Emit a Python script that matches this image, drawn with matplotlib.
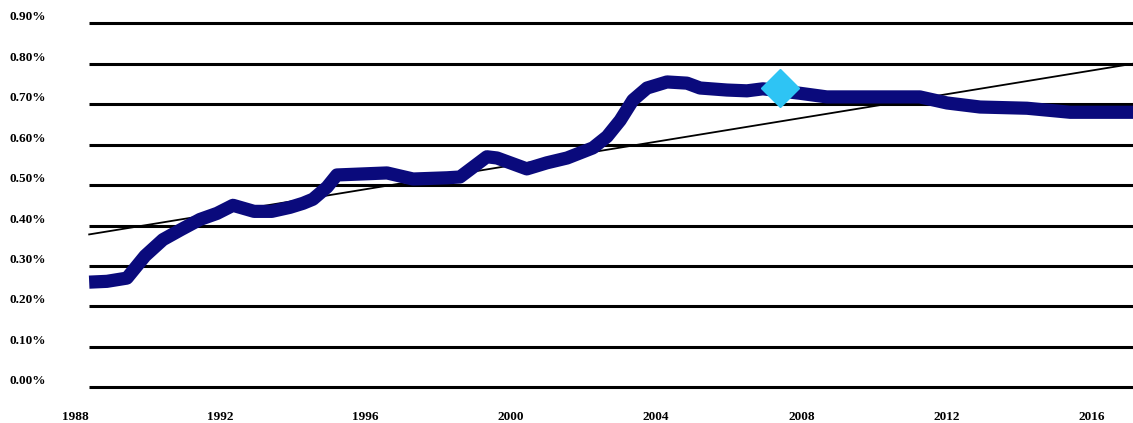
import matplotlib
matplotlib.use("Agg")
import matplotlib.pyplot as plt
import matplotlib.transforms as mtransforms

# --- data ---
years = [1988.39, 1988.88, 1989.43, 1989.93, 1990.42, 1990.92, 1991.44, 1991.91,
         1992.35, 1992.93, 1993.42, 1993.92, 1994.28, 1994.55, 1994.94, 1995.21,
         1996.59, 1997.31, 1998.24, 1998.60, 1999.34, 1999.62, 2000.44, 2000.99,
         2001.55, 2002.26, 2002.65, 2003.01, 2003.36, 2003.75, 2004.30, 2004.85,
         2005.21, 2005.95, 2006.50, 2006.94, 2007.96, 2008.70, 2011.26, 2012.01,
         2012.92, 2014.21, 2015.40, 2017.13]
share = [0.260, 0.262, 0.270, 0.325, 0.365, 0.390, 0.415, 0.430,
         0.450, 0.435, 0.435, 0.445, 0.455, 0.465, 0.495, 0.525,
         0.530, 0.515, 0.518, 0.520, 0.570, 0.567, 0.540, 0.555,
         0.567, 0.592, 0.620, 0.660, 0.710, 0.740, 0.755, 0.752,
         0.740, 0.735, 0.733, 0.738, 0.727, 0.718, 0.718, 0.703,
         0.693, 0.690, 0.680, 0.680]
trend_years = [1988.39, 2017.13]
trend_vals = [0.378, 0.800]
marker_year = [2007.41]
marker_val = [0.740]

y_ticks = [0.0, 0.1, 0.2, 0.3, 0.4, 0.5, 0.6, 0.7, 0.8, 0.9]
y_labels = ["0.00%", "0.10%", "0.20%", "0.30%", "0.40%", "0.50%",
            "0.60%", "0.70%", "0.80%", "0.90%"]
x_ticks = [1988, 1992, 1996, 2000, 2004, 2008, 2012, 2016]

W, H = 1133, 423
fig = plt.figure(figsize=(W / 100, H / 100), dpi=100)
# axes: x=75px is 1988, right edge 1133px; y=387.3px is 0, 23.3px is 0.9
x0, x1 = 75, 1133
ybot, ytop = 387.3, 23.3
ax = fig.add_axes([x0 / W, (H - ybot) / H, (x1 - x0) / W, (ybot - ytop) / H])
ax.set_xlim(1988, 2017.13)
ax.set_ylim(0, 0.9)
ax.axis("off")

ax.hlines(y_ticks, trend_years[0], 2017.13, colors="black", lw=2.2, zorder=1,
          clip_on=False)
ax.plot(trend_years, trend_vals, color="black", lw=1.3, zorder=2)
ax.plot(years, share, color="#0a0a7c", lw=9.5, solid_joinstyle="round",
        solid_capstyle="butt", zorder=3)
ax.plot(marker_year, marker_val, marker="D", ms=19, color="#2ec4f4",
        mec="#2ec4f4", ls="none", zorder=4)

font = dict(family="Liberation Serif", weight="bold", fontsize=9.5)
ytrans = mtransforms.blended_transform_factory(fig.transFigure, ax.transData)
off = mtransforms.ScaledTranslation(0, 6 / 100, fig.dpi_scale_trans)
for v, lab in zip(y_ticks, y_labels):
    fig.text(10 / W, v, lab, transform=ytrans + off, ha="left", va="center", **font)

xtrans = mtransforms.blended_transform_factory(ax.transData, fig.transFigure)
for yr in x_ticks:
    fig.text(yr, (H - 417) / H, str(yr), transform=xtrans, ha="center",
             va="center", **font)

fig.savefig("out.png", dpi=100)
******
Quote, please, every line of the material above from its start through the line that has "import matplotlib.transforms as mtransforms", reproducing the words exactly and dropping any images.

## REPLY TO THE EXERCISE
Emit a Python script that matches this image, drawn with matplotlib.
import matplotlib
matplotlib.use("Agg")
import matplotlib.pyplot as plt
import matplotlib.transforms as mtransforms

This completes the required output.